David’s thought, as set before us in this chapter, was to build God an house. He sat in his own house, and while there the thought occurs to him that he was dwelling in a house of cedars, but the ark of the covenant of the Lord was under curtains. But David was not permitted to build a house for God. To understand what corresponds with that now, I feel it is far better to deal with facts connected with the Lord Jesus, and learn the meaning of types by those facts, than simply to attempt to find a spiritual significance from the types themselves. What is the fact in the history of the Lord Jesus? How does Christ by the Spirit of God Himself express it?
So far from building a house for God, Israel was not gathered. He Himself was rejected.
He was in the world, and the world knew Him not. He came to His own and His own received Him not.
But what did God say to David? He promised to establish and plant Israel, to subdue all David’s enemies, and then, as we read in the tenth verse, he says:
“Furthermore, I tell thee that the Lord will build thee an house.”
And that in point of fact has resulted as regards the Lord Jesus. The kingdom was not established when the beloved Son of the Father was here, as the result of all His labors. But God brought out the exact purpose and intention of His own heart, and accomplished it too. He has built a house for His beloved Son, as we find in the third of Hebrews,1 where Christ is seen as a Son over His own house.
This reminds us of several other types foreshadowing the same great precious truth. Moses thought that his brethren would have understood that God by him would have accomplished the redemption of Israel, but they understood it not―he was rejected; but in his rejection God built him an house, he had a wife and family. Joseph was rejected by his brethren, but in his rejection seated at the right hand of Pharaoh he has a house.
David hereupon goes in and sits before the Lord, responds to the divine thought, and lets go his own way, takes his place before God, saying as it were, Well, let it be so, let Him bless me to His heart’s content.
We pass on to 1 Chronicles 21 (read verses and 2, and 7 to 30). It may be asked―What was the harm in David’s numbering the people? One thing is, that it was done at the suggestion of Satan. We learn from the Epistle to the Hebrews that the types and shadows which set forth the Lord Jesus are to be looked at in contrast as well as in their similarity. There are similitudes and there are contrasts. If we take David as a type of Christ we see both. In some things we find most remarkable similitudes, in others as remarkable contrasts. I will just mention one instance. When the Lord Jesus was tempted in the wilderness, the devil tried hard to induce Him to act upon suggestions, but the Lord Jesus never did. After forty days’ hunger, the devil said, “Make these stones bread,” and he gave Him a plausible reason. He was to do it as a proof that He was the Son of God, but He would not act upon the suggestion of Satan―David did. There is another thought, and that is connected with the command of God on the subject of the people being numbered. I refer to Exodus 30:1111And the Lord spake unto Moses, saying, (Exodus 30:11)
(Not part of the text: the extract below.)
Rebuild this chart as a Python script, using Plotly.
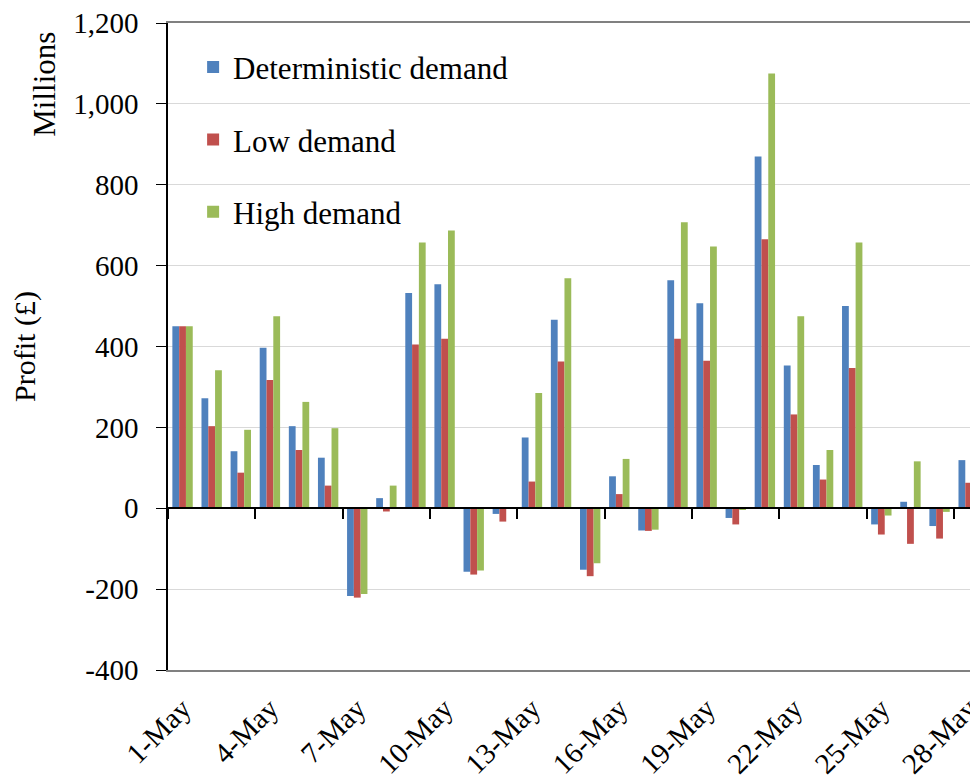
import plotly.graph_objects as go

days = [f"{d}-May" for d in range(1, 29)]
deterministic = [450, 272, 141, 397, 203, 125, -217, 25, 532, 554, -157, -14, 175, 466,
                 -152, 79, -55, 564, 507, -24, 870, 353, 107, 500, -40, 16, -44, 119]
low = [450, 203, 88, 317, 144, 56, -221, -8, 405, 419, -164, -33, 66, 363,
       -168, 35, -56, 419, 365, -40, 665, 232, 71, 347, -65, -88, -75, 63]
high = [450, 341, 194, 475, 263, 198, -212, 56, 657, 687, -154, 2, 285, 569,
        -136, 122, -53, 707, 647, -2, 1075, 475, 144, 657, -18, 116, -9, 176]
y_ticks = [-400, -200, 0, 200, 400, 600, 800, 1000, 1200]
y_labels = ["-400", "-200", "0", "200", "400", "600", "800", "1,000", "1,200"]

FONT = "Times New Roman, Liberation Serif, DejaVu Serif, serif"

fig = go.Figure()
for name, vals, col in [("Deterministic demand", deterministic, "#4F81BD"),
                        ("Low demand", low, "#C0504D"),
                        ("High demand", high, "#9BBB59")]:
    fig.add_trace(go.Bar(x=days, y=vals, name=name, marker_color=col,
                         marker_line_width=0, legendgroup=name))

# empty trace so the zero-level axis (x2) gets drawn
fig.add_trace(go.Scatter(x=[], y=[], xaxis="x2", showlegend=False, hoverinfo="skip"))

# page body has an 8px margin, so the figure is a bit smaller and margins shifted
fig.update_layout(
    width=970, height=775,
    margin=dict(l=160, r=0, t=15, b=113, autoexpand=False),
    plot_bgcolor="white", paper_bgcolor="white",
    font=dict(family=FONT, size=29, color="black"),
    barmode="group", bargap=0.3, bargroupgap=0,
    legend=dict(x=0.031, y=0.973, xanchor="left", yanchor="top",
                font=dict(size=31), tracegroupgap=29, traceorder="grouped",
                bgcolor="rgba(0,0,0,0)"),
    xaxis=dict(type="category", range=[-0.5, 27.32], automargin=False,
               tickvals=days[::3], ticktext=days[::3], tickangle=-45,
               ticks="", ticklabelstandoff=8, ticklabeloverflow="allow",
               showline=True, linecolor="#808080", linewidth=2, mirror=True,
               showgrid=False, tickfont=dict(size=29)),
    xaxis2=dict(overlaying="x", anchor="free", position=0.25, type="linear",
                range=[-0.5, 27.32], tickmode="array", automargin=False,
                tickvals=[i - 0.5 for i in range(0, 28, 3)],
                ticks="outside", ticklen=10, tickwidth=1.5, tickcolor="black",
                showticklabels=False, showline=True, linecolor="black",
                linewidth=1.5, showgrid=False, zeroline=False),
    yaxis=dict(range=[-400, 1200], tickmode="array", tickvals=y_ticks,
               ticktext=y_labels, automargin=False, ticklabeloverflow="allow",
               showline=True, linecolor="black", linewidth=1.5,
               ticks="outside", ticklen=10, tickcolor="black",
               ticklabelstandoff=12,
               gridcolor="#D9D9D9", zeroline=False,
               title=dict(text="Profit (£)", font=dict(size=30), standoff=33),
               tickfont=dict(size=29)),
    annotations=[dict(text="Millions", xref="paper", yref="paper",
                      x=-0.152, y=0.906, xanchor="center", yanchor="middle",
                      textangle=-90, showarrow=False, font=dict(size=31))],
)

fig.write_html("out.html")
“The Lord spoke unto Moses, saying, When thou takest the sum of the children of Israel after their number, then shall they give every man a ransom for his soul unto the Lord when thou numberest them; that there be no plague among them when thou numberest them....”
“The rich shall not give more, and the poor shall not give less, than half a shekel when they give an offering unto the Lord to make an atonement for your souls” (verse 15).
God’s people are to be numbered as a ransomed, a redeemed people.
 
1. In the Epistle to the Hebrews it is the tabernacle and not the temple that is before the mind of the Spirit.—ED.